Previous winners of the Deptford X Award (formerly MacDonald Egan Award)

2009: Scape Boat, Patrick Hackett

Sick of being in a financial crisis and waiting for the recession to bottom out, Hackett is trying to get some perspective on how the financial system works and where all the money went. 

www.patrickhackett.co.uk

2008:  Gold for Deptford, Foreign Investment

One hundred small objects that it finds on Deptford High Street, record where each one was found, and will be gilded with 18-carat gold leaf on the 25th of September at the Deptford Arms Pub. Visitors and bystanders will be invited to carry out the gilding, assisted by the fi team. The hundred gold articles will be on view in the pub from till daily for the duration of Deptford X, then each one will be carefully returned to wherever it came from – whether it was in the gutter, pavement, or road. In an almost alchemical process, a re-distribution of gold takes place in the heart of Deptford. 

2007:  Via Dolorosa, Bea Denton

This site-specific work, Via Dolorosa draws upon the narrative aspects of the 14 Stations of the Cross. The images are taken from one of the 21st Century’s most well-known and controversial TV series, Channel 4’s Big Brother.
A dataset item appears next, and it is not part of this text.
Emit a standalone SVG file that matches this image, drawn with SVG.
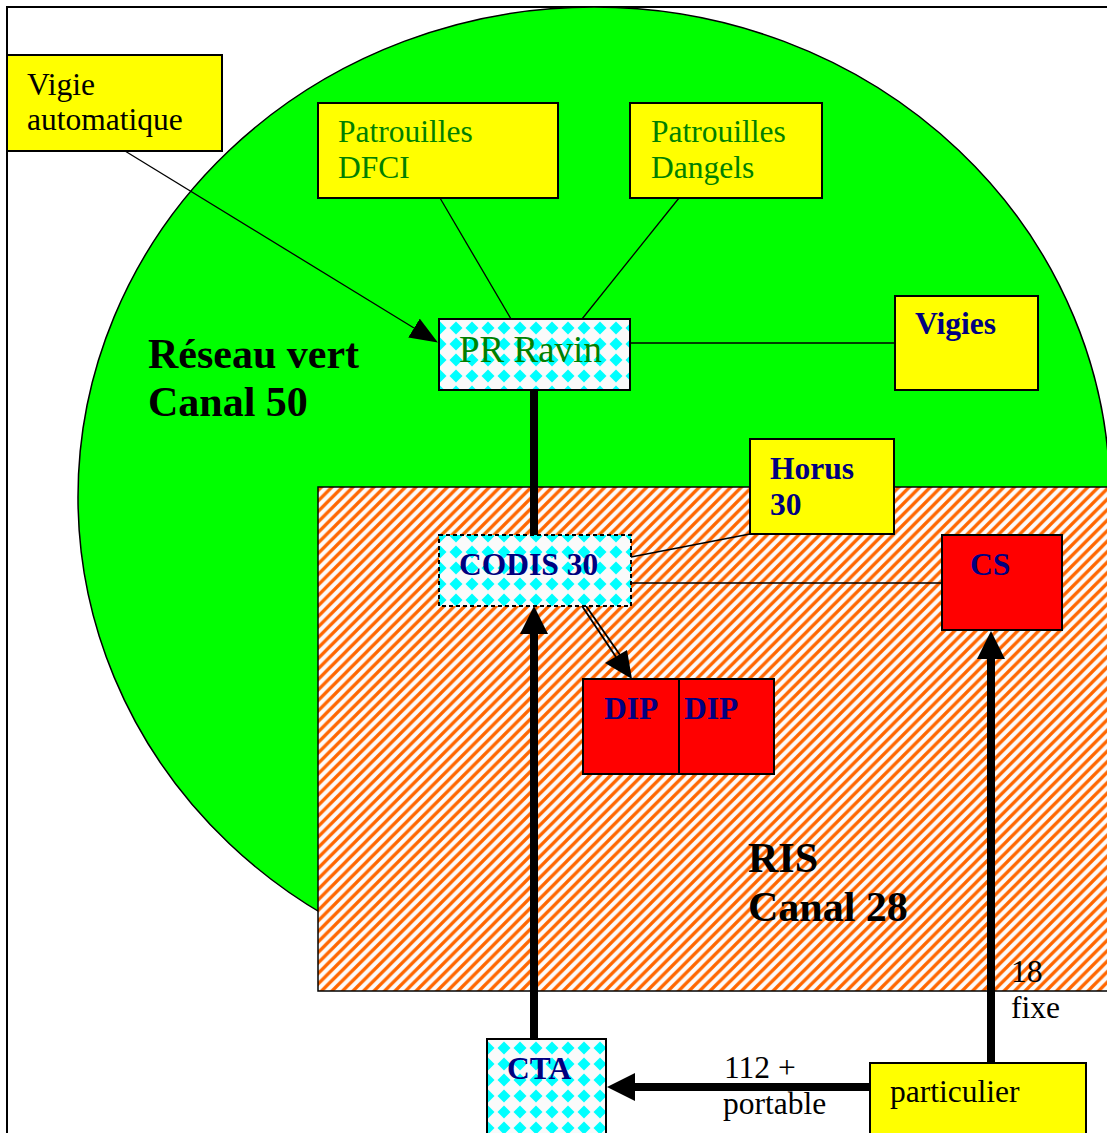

It is an observation of a new 'religion' that worships Celebrity and celebrates auto-idolatry, public persecution and suffering.

The work provokes uncomfortable questions about our belief systems, in the context of a media-driven, quick fix, and instant-satisfaction society.

The bridge alludes to the tradition of the Stations of the Cross as a journey or pilgrimage made by Christians. The work supplies an uninvited intervention into the viewer’s conscience during the course of an otherwise ordinary journey across the bridge from Deptford to Greenwich , transforming the location into a place of contemplation.

2006:  Urban Soil, Karin Ludmann

11 automatic antennas are hidden in a heap of soil.  The antennas are in plastic pipes which are put in the heaped up ground.  Controlled by an electric circuit the telescopes extend and retract accidentally.  The visitors just perceive telescopes driving out, respectively disappearing in the soil.

The soil comes from the area where the installation is shown.

Separated from their proper function these antennas became in this context strange mutations which imitate vegetable sprouting and rotting in a very rudimentary, mechanical way.

The antennas resemble exotic plants which are adapted to their natural environment that means to the urban traffic.